Repeat exactly, and only, the lines from the one that contains "Reproduce this chart with matplotlib." through the one that contains "label='Jul 17', zorder=3)", both ends included.
:: Provided data ::
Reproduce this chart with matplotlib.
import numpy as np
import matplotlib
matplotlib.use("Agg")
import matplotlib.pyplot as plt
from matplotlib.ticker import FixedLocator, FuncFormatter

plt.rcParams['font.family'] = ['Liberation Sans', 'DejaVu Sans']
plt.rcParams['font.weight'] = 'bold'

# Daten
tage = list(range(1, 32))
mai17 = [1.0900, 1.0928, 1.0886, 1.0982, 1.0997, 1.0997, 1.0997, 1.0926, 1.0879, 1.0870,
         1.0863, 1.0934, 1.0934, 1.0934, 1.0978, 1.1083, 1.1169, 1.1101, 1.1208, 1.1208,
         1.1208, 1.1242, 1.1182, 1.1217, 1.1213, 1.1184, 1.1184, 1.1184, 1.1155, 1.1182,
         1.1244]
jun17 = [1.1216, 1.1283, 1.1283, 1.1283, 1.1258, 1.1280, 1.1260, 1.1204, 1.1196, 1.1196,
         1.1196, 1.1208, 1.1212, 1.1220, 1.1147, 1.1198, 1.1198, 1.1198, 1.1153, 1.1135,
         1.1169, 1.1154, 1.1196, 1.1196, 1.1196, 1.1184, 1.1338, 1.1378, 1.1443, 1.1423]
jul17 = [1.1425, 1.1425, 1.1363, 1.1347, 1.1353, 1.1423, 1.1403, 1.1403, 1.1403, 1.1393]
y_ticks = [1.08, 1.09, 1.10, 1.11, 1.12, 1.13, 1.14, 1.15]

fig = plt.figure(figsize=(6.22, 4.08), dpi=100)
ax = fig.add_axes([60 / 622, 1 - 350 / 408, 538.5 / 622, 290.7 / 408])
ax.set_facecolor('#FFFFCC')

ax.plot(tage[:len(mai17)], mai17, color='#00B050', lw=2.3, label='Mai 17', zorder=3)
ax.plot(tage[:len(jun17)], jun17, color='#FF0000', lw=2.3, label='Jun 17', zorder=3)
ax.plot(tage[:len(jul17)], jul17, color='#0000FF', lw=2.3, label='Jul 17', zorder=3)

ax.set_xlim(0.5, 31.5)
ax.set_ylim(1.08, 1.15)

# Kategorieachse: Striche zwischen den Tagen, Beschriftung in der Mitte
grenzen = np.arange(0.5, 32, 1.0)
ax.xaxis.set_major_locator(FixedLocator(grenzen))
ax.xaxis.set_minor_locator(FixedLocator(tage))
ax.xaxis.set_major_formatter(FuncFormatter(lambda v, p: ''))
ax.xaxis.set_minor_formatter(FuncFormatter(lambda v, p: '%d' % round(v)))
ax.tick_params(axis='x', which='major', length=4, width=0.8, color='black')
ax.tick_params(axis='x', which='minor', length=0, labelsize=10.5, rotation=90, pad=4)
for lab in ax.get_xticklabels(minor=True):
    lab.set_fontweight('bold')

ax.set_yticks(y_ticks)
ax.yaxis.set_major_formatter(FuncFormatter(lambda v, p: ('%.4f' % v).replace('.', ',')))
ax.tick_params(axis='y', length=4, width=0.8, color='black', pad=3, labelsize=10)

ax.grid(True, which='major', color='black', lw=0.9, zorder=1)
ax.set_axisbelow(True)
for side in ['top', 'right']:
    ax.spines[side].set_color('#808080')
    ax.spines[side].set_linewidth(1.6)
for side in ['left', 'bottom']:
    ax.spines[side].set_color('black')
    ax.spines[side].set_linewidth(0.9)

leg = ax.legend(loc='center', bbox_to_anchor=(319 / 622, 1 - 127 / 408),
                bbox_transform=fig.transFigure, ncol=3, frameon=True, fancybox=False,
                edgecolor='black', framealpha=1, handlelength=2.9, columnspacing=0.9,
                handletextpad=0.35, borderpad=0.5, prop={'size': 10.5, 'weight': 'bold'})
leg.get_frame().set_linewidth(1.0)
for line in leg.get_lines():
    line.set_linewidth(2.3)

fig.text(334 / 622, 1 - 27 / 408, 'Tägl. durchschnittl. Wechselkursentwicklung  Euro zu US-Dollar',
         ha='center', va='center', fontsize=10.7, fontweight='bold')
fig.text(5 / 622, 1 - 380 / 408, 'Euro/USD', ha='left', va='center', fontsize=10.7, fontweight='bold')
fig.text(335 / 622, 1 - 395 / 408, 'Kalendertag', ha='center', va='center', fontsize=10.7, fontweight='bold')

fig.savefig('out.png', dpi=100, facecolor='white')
:::
:: Provided data ::
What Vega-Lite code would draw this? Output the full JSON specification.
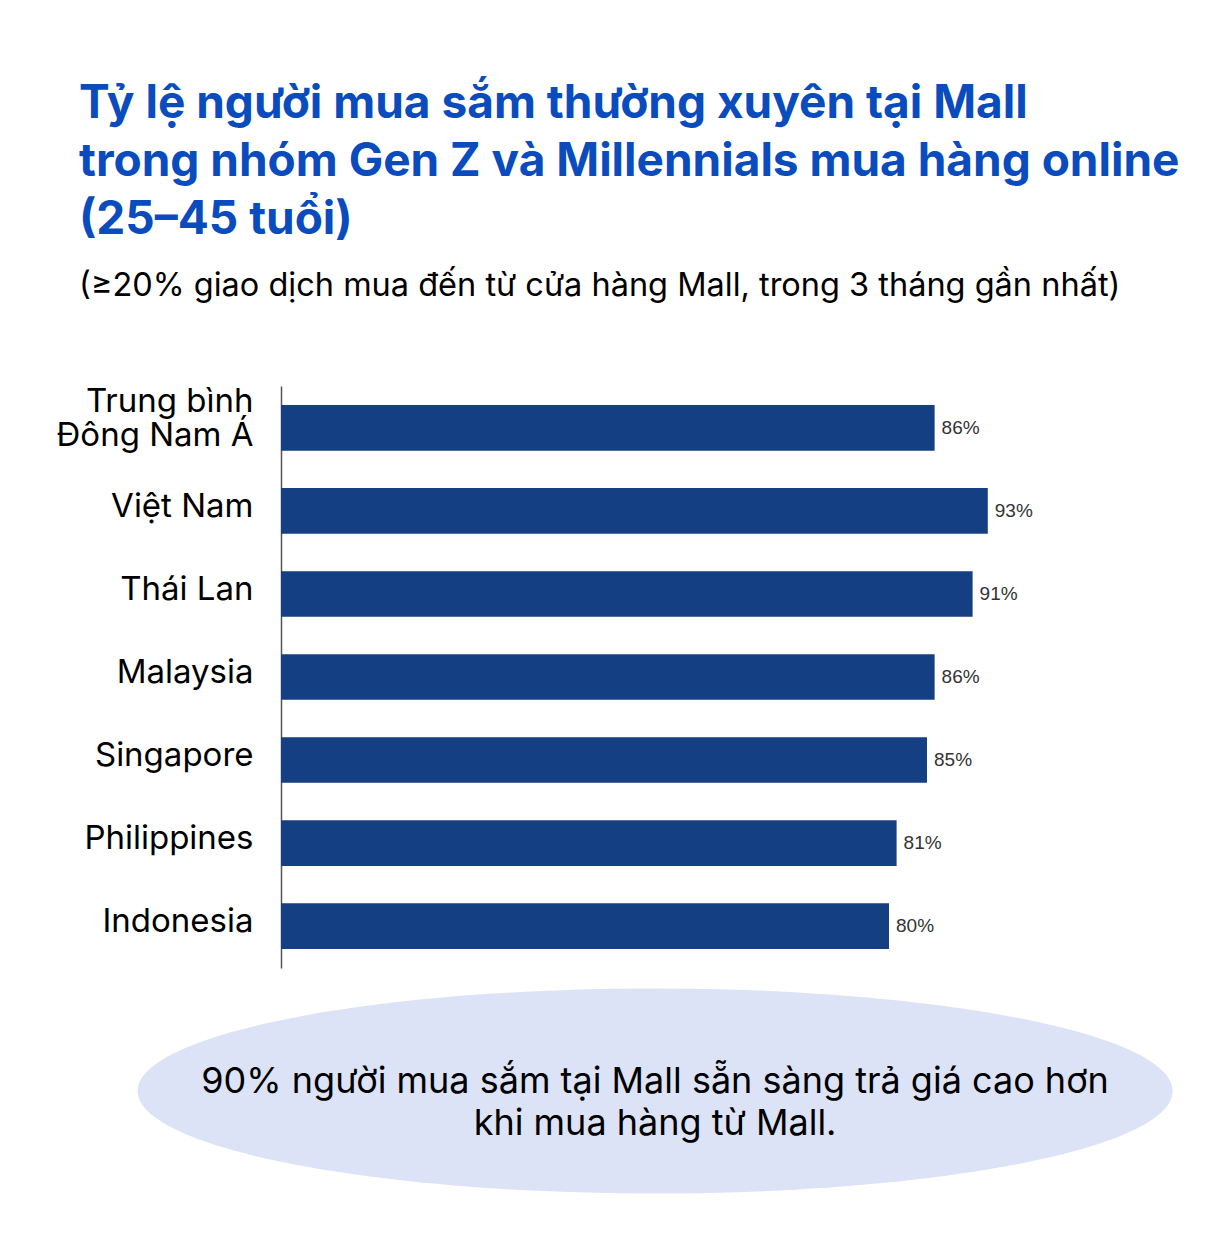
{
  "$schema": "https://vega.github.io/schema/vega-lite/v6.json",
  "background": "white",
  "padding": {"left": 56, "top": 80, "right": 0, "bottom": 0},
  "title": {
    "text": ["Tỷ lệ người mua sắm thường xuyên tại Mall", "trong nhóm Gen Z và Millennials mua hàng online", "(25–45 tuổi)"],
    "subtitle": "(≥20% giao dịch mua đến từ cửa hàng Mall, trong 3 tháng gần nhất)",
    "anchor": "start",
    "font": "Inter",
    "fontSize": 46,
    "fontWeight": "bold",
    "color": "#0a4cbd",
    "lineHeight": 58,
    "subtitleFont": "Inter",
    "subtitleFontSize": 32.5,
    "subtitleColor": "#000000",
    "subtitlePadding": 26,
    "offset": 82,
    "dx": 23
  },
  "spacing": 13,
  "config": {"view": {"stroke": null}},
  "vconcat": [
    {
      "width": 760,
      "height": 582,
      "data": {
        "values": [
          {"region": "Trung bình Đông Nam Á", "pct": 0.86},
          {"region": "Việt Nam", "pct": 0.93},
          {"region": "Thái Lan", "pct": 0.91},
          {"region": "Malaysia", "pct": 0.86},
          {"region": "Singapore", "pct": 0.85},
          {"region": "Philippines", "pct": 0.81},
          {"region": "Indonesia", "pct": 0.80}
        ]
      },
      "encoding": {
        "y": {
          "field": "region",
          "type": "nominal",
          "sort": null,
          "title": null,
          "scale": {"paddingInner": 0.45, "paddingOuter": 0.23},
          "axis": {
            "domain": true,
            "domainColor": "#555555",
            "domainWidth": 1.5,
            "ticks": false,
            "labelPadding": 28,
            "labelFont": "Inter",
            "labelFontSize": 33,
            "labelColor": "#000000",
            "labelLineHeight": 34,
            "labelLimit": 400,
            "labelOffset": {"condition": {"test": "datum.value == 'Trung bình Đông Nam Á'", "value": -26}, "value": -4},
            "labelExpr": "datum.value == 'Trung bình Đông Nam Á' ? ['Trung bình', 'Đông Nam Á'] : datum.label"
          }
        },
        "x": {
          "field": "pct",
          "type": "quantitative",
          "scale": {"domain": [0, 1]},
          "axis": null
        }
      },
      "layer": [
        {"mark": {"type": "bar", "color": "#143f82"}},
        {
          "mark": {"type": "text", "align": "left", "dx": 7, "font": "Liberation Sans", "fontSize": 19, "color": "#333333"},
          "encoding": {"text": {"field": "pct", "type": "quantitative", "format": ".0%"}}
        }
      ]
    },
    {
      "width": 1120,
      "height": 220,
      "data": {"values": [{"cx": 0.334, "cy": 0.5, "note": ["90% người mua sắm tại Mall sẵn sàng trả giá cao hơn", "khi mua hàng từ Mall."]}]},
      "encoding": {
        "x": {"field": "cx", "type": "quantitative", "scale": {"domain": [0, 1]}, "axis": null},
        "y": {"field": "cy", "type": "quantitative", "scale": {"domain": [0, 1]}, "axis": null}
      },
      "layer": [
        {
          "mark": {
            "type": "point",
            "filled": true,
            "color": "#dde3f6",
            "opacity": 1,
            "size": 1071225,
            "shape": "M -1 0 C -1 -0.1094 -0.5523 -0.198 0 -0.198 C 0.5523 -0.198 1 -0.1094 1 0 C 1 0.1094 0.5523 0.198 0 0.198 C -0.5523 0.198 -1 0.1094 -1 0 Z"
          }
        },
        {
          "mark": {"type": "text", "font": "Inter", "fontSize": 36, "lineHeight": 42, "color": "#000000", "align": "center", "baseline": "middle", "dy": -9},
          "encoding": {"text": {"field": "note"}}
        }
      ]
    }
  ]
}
:::
:: Provided data ::
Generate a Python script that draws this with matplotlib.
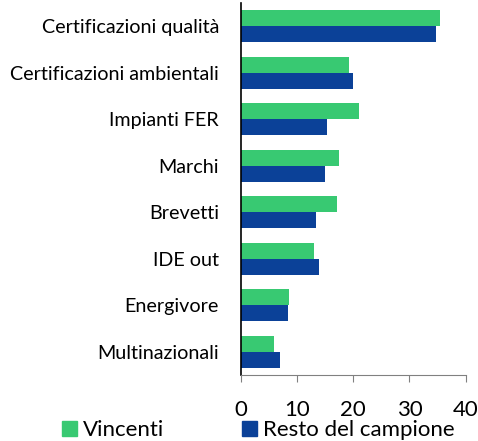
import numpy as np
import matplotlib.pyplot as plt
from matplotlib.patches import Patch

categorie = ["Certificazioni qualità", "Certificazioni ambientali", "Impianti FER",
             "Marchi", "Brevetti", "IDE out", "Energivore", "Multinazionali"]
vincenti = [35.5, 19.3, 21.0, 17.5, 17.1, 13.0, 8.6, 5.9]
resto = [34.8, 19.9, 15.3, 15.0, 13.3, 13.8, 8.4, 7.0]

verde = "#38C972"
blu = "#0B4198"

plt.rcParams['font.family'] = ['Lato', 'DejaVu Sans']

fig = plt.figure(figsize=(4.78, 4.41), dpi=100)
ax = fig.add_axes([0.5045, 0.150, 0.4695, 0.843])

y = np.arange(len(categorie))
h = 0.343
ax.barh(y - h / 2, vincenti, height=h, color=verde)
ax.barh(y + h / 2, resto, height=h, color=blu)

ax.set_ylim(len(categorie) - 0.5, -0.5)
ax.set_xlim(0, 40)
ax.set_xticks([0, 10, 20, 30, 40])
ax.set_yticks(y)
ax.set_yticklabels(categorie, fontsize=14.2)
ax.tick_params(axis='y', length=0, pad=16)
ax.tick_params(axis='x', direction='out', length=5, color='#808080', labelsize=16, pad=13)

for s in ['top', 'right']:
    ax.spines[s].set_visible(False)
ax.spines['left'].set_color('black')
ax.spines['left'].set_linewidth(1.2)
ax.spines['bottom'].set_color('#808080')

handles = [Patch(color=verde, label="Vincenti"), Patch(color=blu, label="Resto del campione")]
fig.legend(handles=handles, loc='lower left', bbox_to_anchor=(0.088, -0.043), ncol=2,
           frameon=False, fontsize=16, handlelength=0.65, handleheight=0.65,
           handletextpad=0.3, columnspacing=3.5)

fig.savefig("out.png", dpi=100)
:::
[Exercise output]
Reproduce this chart with matplotlib.
import numpy as np
import matplotlib
matplotlib.use("Agg")
import matplotlib.pyplot as plt
from matplotlib.ticker import FixedLocator, FuncFormatter

plt.rcParams['font.family'] = ['Liberation Sans', 'DejaVu Sans']
plt.rcParams['font.weight'] = 'bold'

# Daten
tage = list(range(1, 32))
mai17 = [1.0900, 1.0928, 1.0886, 1.0982, 1.0997, 1.0997, 1.0997, 1.0926, 1.0879, 1.0870,
         1.0863, 1.0934, 1.0934, 1.0934, 1.0978, 1.1083, 1.1169, 1.1101, 1.1208, 1.1208,
         1.1208, 1.1242, 1.1182, 1.1217, 1.1213, 1.1184, 1.1184, 1.1184, 1.1155, 1.1182,
         1.1244]
jun17 = [1.1216, 1.1283, 1.1283, 1.1283, 1.1258, 1.1280, 1.1260, 1.1204, 1.1196, 1.1196,
         1.1196, 1.1208, 1.1212, 1.1220, 1.1147, 1.1198, 1.1198, 1.1198, 1.1153, 1.1135,
         1.1169, 1.1154, 1.1196, 1.1196, 1.1196, 1.1184, 1.1338, 1.1378, 1.1443, 1.1423]
jul17 = [1.1425, 1.1425, 1.1363, 1.1347, 1.1353, 1.1423, 1.1403, 1.1403, 1.1403, 1.1393]
y_ticks = [1.08, 1.09, 1.10, 1.11, 1.12, 1.13, 1.14, 1.15]

fig = plt.figure(figsize=(6.22, 4.08), dpi=100)
ax = fig.add_axes([60 / 622, 1 - 350 / 408, 538.5 / 622, 290.7 / 408])
ax.set_facecolor('#FFFFCC')

ax.plot(tage[:len(mai17)], mai17, color='#00B050', lw=2.3, label='Mai 17', zorder=3)
ax.plot(tage[:len(jun17)], jun17, color='#FF0000', lw=2.3, label='Jun 17', zorder=3)
ax.plot(tage[:len(jul17)], jul17, color='#0000FF', lw=2.3, label='Jul 17', zorder=3)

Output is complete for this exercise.